What causes more guilt than joy for many Christians? If you ask Timothy Jones, his quick reply is "prayer." Blend his awareness of this struggle with his passion for the topic and you've got a candid guide to prayer that is both freeing and refreshing. According to Jones, God knows us personally, so it follows that how he communicates with each of us, and vice-versa, will be somewhat unique. So say "goodbye" to formulas and preconceived notions and start saying "hello" to God.
We often hear that praying together is one of the best things you can do for your marriage. But a surprising number of Christians are hesitant to pray, either together or alone. Why?
Several things hold us back. First, we fear that we won't measure up; that prayer is complicated and something only certain people do right. In reality, it's the simplest language in the world. God hears our humblest words. Prayer is more a matter of the heart than an eloquent vocabulary, whether you're praying by yourself or with your spouse.
Also, we're just plain busy. The thought of adding prayer to our already over-filled lives seems daunting. When we think like that, we forget that prayer is a wonderful resource. We so much see the duty of prayer that we forget the delight of it.
Maybe that's why couples argue over money rather than pray about it.
Someone once said, "We live lives of little things," and that phrase stuck with me. When it comes to prayer we can be confident that if God cares about us, he cares about all aspects of our lives. If something is important enough to worry about, it's important enough to pray about. Instead of worrying or arguing over the mortgage payment or a host of other issues, talk to God about them.
But a lot of people are uncomfortable praying out loud—even if it is with their spouse. How do you get past this anxiety?
Remember that prayer isn't about performance. To the couple contemplating praying together on a regular basis, I encourage them to begin with small steps. Pray the Lord's Prayer together out loud, or use a simple acrostic like A.C.T.S. (adoration, confession, thanksgiving, supplication) using simple sentence prayers. Then let your times of prayer develop and deepen at their own rate.
In practical terms, how does prayer help a marriage?
When you come together into God's presence, somehow your guard comes down. You gain a new perspective that allows you to hold your spouse and the things in your life a bit more lightly. God reassures us that he's in charge, that he's working his purposes out in our lives and in our marriages. And that frees us to let go of our need to control people or circumstances.
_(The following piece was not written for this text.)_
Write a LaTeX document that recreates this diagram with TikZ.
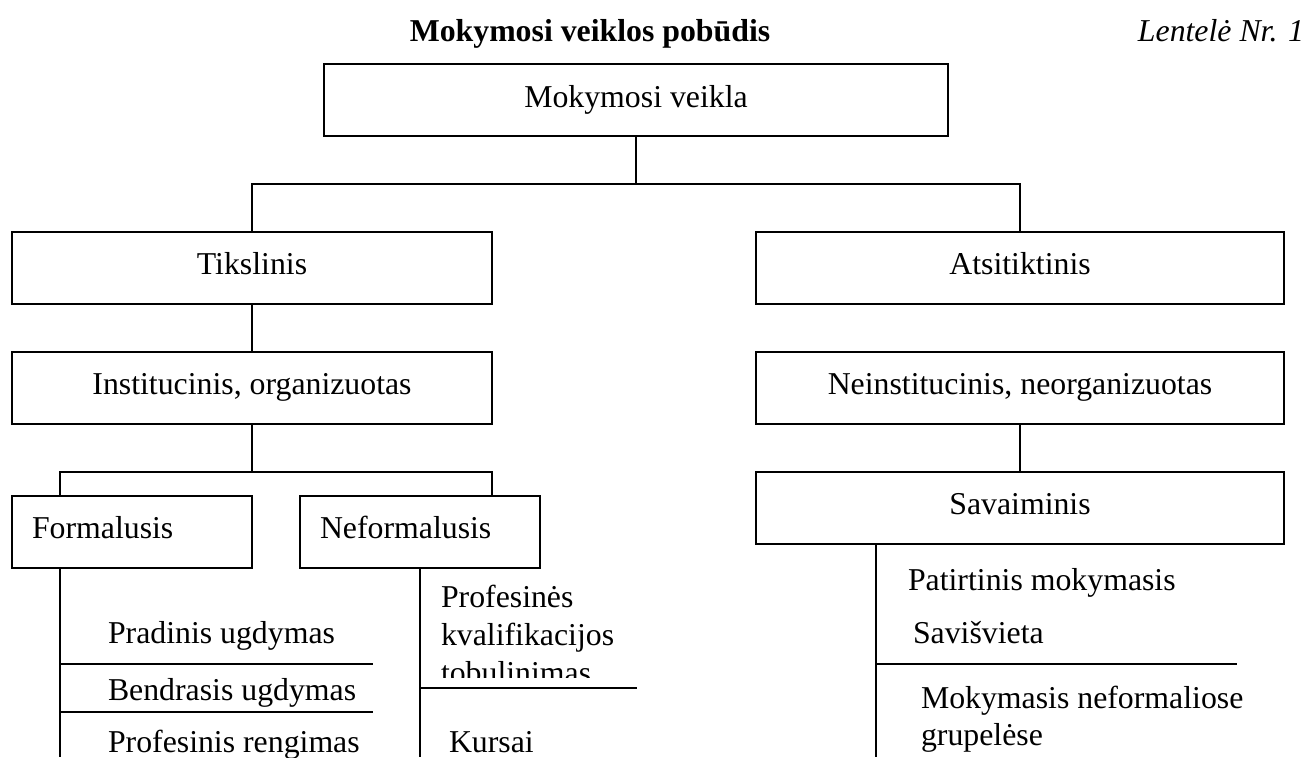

Also, if you spend more time with God, you become more like him. If you're more Christlike, you're going to be a better marriage partner. You're going to manifest the character qualities—the tenderness, the love, the honesty—that Christ did.
I loved your story of a couple who, one night before bed, spent their prayer time singing a hymn together. Can prayer really be that simple and spontaneous?
Pray whenever and wherever you can. I know a couple who set aside a specific time each week to pray. My wife and I aren't that organized, so we find ourselves praying in those odd moments. For instance, we car pool to work some mornings and rather than just talk we pray about the stresses and opportunities we're each going to face that day. Our time together isn't elaborate, but prayer makes a huge difference in our day and our marriage.
So your basic advice is "forget the formulas and just get started."
Exactly. Prayer can become a simple, life-giving part of any couple's married life. Remember, God is always eager for us to come to him. Certainly, he's majestic. But he's also accessible, and that's what we tend to forget. He likes to hear us talk. And as we do, our marriages and families will become stronger.